Assassini del mondo
È tutta questione di… terrorismo antropologico.
Siamo l’unica specie animale che uccide gratuitamente, per il solo “gusto” di uccidere e in questo articolo emerge chiaramente come i sopravvissuti, dopo secoli di violenze, sappiamo ribellarsi, alla fine della storia.
Ma la loro storia, oggi è anche la nostra.
Non voglio riferirmi alle religioni, che da sempre, in mano agli esseri umani, strumentalizzano a proprio piacimento, uso e consumo, il rapporto che l’umanità cerca di stabilire con l’invisibile, con il trascendente, mentre desidero soffermarmi sulla capacità del potere di giustificare nelle menti umane l’esercizio di una violenza gratuita.
Siamo attratti da questo esercizio, più o meno tutti, e possiamo solo diventarne il più possibile consapevoli, perché solo in questo modo, secondo le attuali conoscenze che possediamo sul funzionamento del cervello, saremo nelle condizioni di tenerlo sotto controllo. Coloro che sono onesti con se stessi sanno che in molte occasioni si riesce a fatica a controllare l’impulso aggressivo verso gli altri, coloro che definiamo nostri nemici e che crediamo siano i colpevoli del nostro malessere.
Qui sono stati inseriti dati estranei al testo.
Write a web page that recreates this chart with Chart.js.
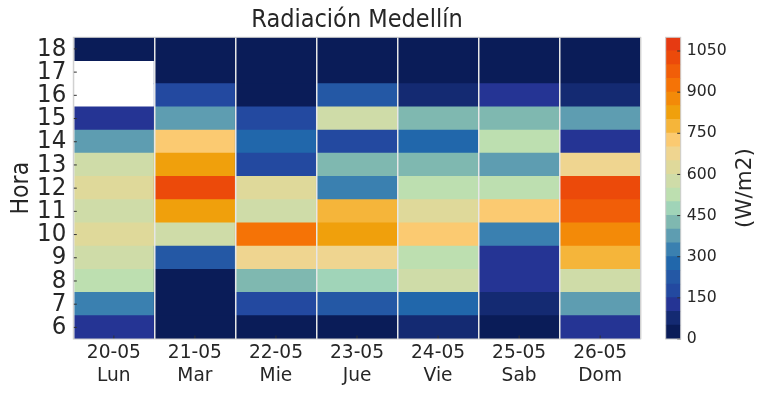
<!DOCTYPE html>
<html>
<head>
<meta charset="utf-8">
<script src="https://cdn.jsdelivr.net/npm/chart.js@4.4.1/dist/chart.umd.min.js"></script>
<style>
  html, body { margin: 0; padding: 0; background: #fff; }
  #lienzo { position: relative; width: 767px; height: 395px; }
  #lienzo canvas { position: absolute; left: 0; top: 0; }
</style>
</head>
<body>
<div id="lienzo">
  <canvas id="mapa" width="767" height="395"></canvas>
  <canvas id="barra" width="767" height="395"></canvas>
</div>
<script>
// datos (W/m2), horas 6 a 18
const dias = ["20-05", "21-05", "22-05", "23-05", "24-05", "25-05", "26-05"];
const nombresDias = ["Lun", "Mar", "Mie", "Jue", "Vie", "Sab", "Dom"];
const horas = [6, 7, 8, 9, 10, 11, 12, 13, 14, 15, 16, 17, 18];

const rad2005 = [128, 318, 531, 584, 617, 572, 641, 566, 372, 109, null, null, 12];
const rad2105 = [4, 9, 38, 226, 563, 812, 1018, 836, 724, 371, 163, 27, 3];
const rad2205 = [6, 174, 431, 668, 912, 577, 629, 182, 281, 157, 41, 18, 2];
const rad2305 = [11, 238, 464, 681, 829, 781, 334, 418, 166, 587, 219, 33, 3];
const rad2405 = [62, 273, 569, 527, 716, 633, 542, 426, 289, 412, 74, 22, 2];
const rad2505 = [36, 88, 137, 124, 322, 738, 518, 381, 523, 437, 119, 28, 2];
const rad2605 = [104, 366, 578, 764, 873, 968, 1022, 677, 131, 383, 67, 19, 1];

const niveles = [0, 50, 100, 150, 200, 250, 300, 350, 400, 450, 500, 550,
                 600, 650, 700, 750, 800, 850, 900, 950, 1000, 1050, 1100];
const ticksBarra = [0, 150, 300, 450, 600, 750, 900, 1050];

// estilo
const paleta = ["#0a1c58", "#142a72", "#253494", "#2349a0", "#2458a5", "#2167ab",
  "#3a80b0", "#5e9db1", "#7fb8b0", "#a0d4b8", "#bddfb0", "#cfdca8", "#dfd99a",
  "#efd590", "#fbca71", "#f5b53a", "#f0a00c", "#f38a08", "#f57306", "#f15e08",
  "#ec4a0a", "#e63a12"];
const fuente = "'DejaVu Sans', sans-serif";
const fuenteAngosta = "'DejaVu Sans Condensed', 'DejaVu Sans', sans-serif";
const fuenteNarrow = "'Liberation Sans Narrow', 'DejaVu Sans Condensed', sans-serif";
const texto = "#262626";

const valores = [rad2005, rad2105, rad2205, rad2305, rad2405, rad2505, rad2605];

function colorDe(v) {
  if (v === null) return "rgba(0,0,0,0)";
  let k = 0;
  while (k < paleta.length - 1 && v >= niveles[k + 1]) k++;
  return paleta[k];
}

function linea(ctx, x1, y1, x2, y2) {
  ctx.beginPath();
  ctx.moveTo(x1, y1);
  ctx.lineTo(x2, y2);
  ctx.stroke();
}

const marcoMapa = {
  id: "marcoMapa",
  afterDraw(chart) {
    const { ctx, chartArea: a, scales } = chart;
    ctx.save();
    ctx.strokeStyle = "#333";
    ctx.lineWidth = 1;
    scales.y.ticks.forEach(t => {
      const p = scales.y.getPixelForValue(t.value);
      linea(ctx, a.left, p, a.left + 3.5, p);
    });
    scales.x.ticks.forEach((t, i) => {
      const p = scales.x.getPixelForTick(i);
      linea(ctx, p, a.bottom, p, a.bottom - 3.5);
    });
    ctx.strokeStyle = "#cccccc";
    ctx.strokeRect(a.left, a.top, a.right - a.left, a.bottom - a.top);
    ctx.restore();
  }
};

const datasets = horas.map((h, i) => ({
  label: h + "h",
  data: valores.map(col => col[i] === null ? null : [h - 0.5, h + 0.5]),
  backgroundColor: valores.map(col => colorDe(col[i])),
  borderWidth: 0,
  inflateAmount: 0.5,
  barPercentage: 1,
  categoryPercentage: 1,
  grouped: false
}));

new Chart(document.getElementById("mapa"), {
  type: "bar",
  data: {
    labels: dias.map((d, i) => [d, nombresDias[i]]),
    datasets: datasets
  },
  options: {
    responsive: false,
    animation: false,
    layout: { padding: { left: 0, right: 126.3, top: 0, bottom: 0 } },
    plugins: {
      legend: { display: false },
      tooltip: { enabled: false },
      title: {
        display: true,
        fullSize: false,
        text: "Radiación Medellín",
        color: texto,
        font: { family: fuenteAngosta, size: 25, weight: "normal" },
        padding: { top: 5, bottom: 2.3 }
      }
    },
    scales: {
      x: {
        type: "category",
        offset: true,
        grid: { display: true, offset: true, drawTicks: false, color: "#e6e6e6", lineWidth: 1.5, z: 1 },
        border: { display: false },
        ticks: {
          color: texto,
          font: { family: fuente, size: 18.6, lineHeight: 1.2 },
          padding: 3.5,
          maxRotation: 0,
          autoSkip: false
        },
        afterFit: s => { s.height = 56; }
      },
      y: {
        type: "linear",
        min: 5.5,
        max: 18.5,
        afterBuildTicks: s => { s.ticks = horas.map(h => ({ value: h })); },
        afterFit: s => { s.width = 73.3; },
        grid: { display: false, drawTicks: false },
        border: { display: false },
        ticks: { color: texto, font: { family: fuenteNarrow, size: 25.5 }, padding: 7, autoSkip: false },
        title: {
          display: true,
          text: "Hora",
          color: texto,
          font: { family: fuenteAngosta, size: 24.5 },
          padding: { top: 7, bottom: 0 }
        }
      }
    }
  },
  plugins: [marcoMapa]
});

// barra de colores
const marcoBarra = {
  id: "marcoBarra",
  afterDraw(chart) {
    const { ctx, chartArea: a, scales } = chart;
    ctx.save();
    ctx.strokeStyle = "#333";
    ctx.lineWidth = 1;
    scales.y.ticks.forEach(t => {
      const p = scales.y.getPixelForValue(t.value);
      linea(ctx, a.right - 3.5, p, a.right, p);
    });
    ctx.strokeStyle = "#cccccc";
    ctx.strokeRect(a.left, a.top, a.right - a.left, a.bottom - a.top);
    ctx.translate(745, (a.top + a.bottom) / 2);
    ctx.rotate(-Math.PI / 2);
    ctx.fillStyle = texto;
    ctx.font = "21.5px " + fuente;
    ctx.textAlign = "center";
    ctx.textBaseline = "middle";
    ctx.fillText("(W/m2)", 0, 0);
    ctx.restore();
  }
};

new Chart(document.getElementById("barra"), {
  type: "bar",
  data: {
    labels: [""],
    datasets: paleta.map((c, k) => ({
      data: [[niveles[k], niveles[k + 1]]],
      backgroundColor: c,
      borderWidth: 0,
      inflateAmount: 0.5,
      barPercentage: 1,
      categoryPercentage: 1,
      grouped: false
    }))
  },
  options: {
    responsive: false,
    animation: false,
    layout: { padding: { left: 665.7, right: 0, top: 37.3, bottom: 56 } },
    plugins: { legend: { display: false }, tooltip: { enabled: false } },
    scales: {
      x: { display: false },
      y: {
        position: "right",
        min: 0,
        max: 1100,
        afterBuildTicks: s => { s.ticks = ticksBarra.map(v => ({ value: v })); },
        afterFit: s => { s.width = 86.3; },
        grid: { display: false, drawTicks: false },
        border: { display: false },
        ticks: {
          color: texto,
          font: { family: fuente, size: 15.7 },
          padding: 6,
          callback: v => String(v)
        }
      }
    }
  },
  plugins: [marcoBarra]
});
</script>
</body>
</html>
Dopo anni di soprusi, anche le menti più soggiogate da una credenza che realizza differenze inique fra individui, cominciano a chiedersi quale colpa possono davvero aver commesso per condurre una vita di questo tipo, indipendentemente dal proprio credo. L’origine cognitiva di questo pensiero, non è tanto l’idea di una libertà personale e civile, quanto la presa di coscienza che nessun Dio, in quanto tale, potrà mai sostenere l’esistenza di differenze qualitative fra gli individui. Qualora avvenisse, come di fatto avviene in alcune teocrazie, siamo in presenza di una “politica religiosa” e di una “religiosa politica”. Quest’ultima, in nome del significato etimologico del termine, mira ad una universalizzazione dei sentimenti e delle emozioni positive, perché se così non fosse darebbe origine, come accade oggi, ad un tipo di evoluzione che potremmo definire abortiva.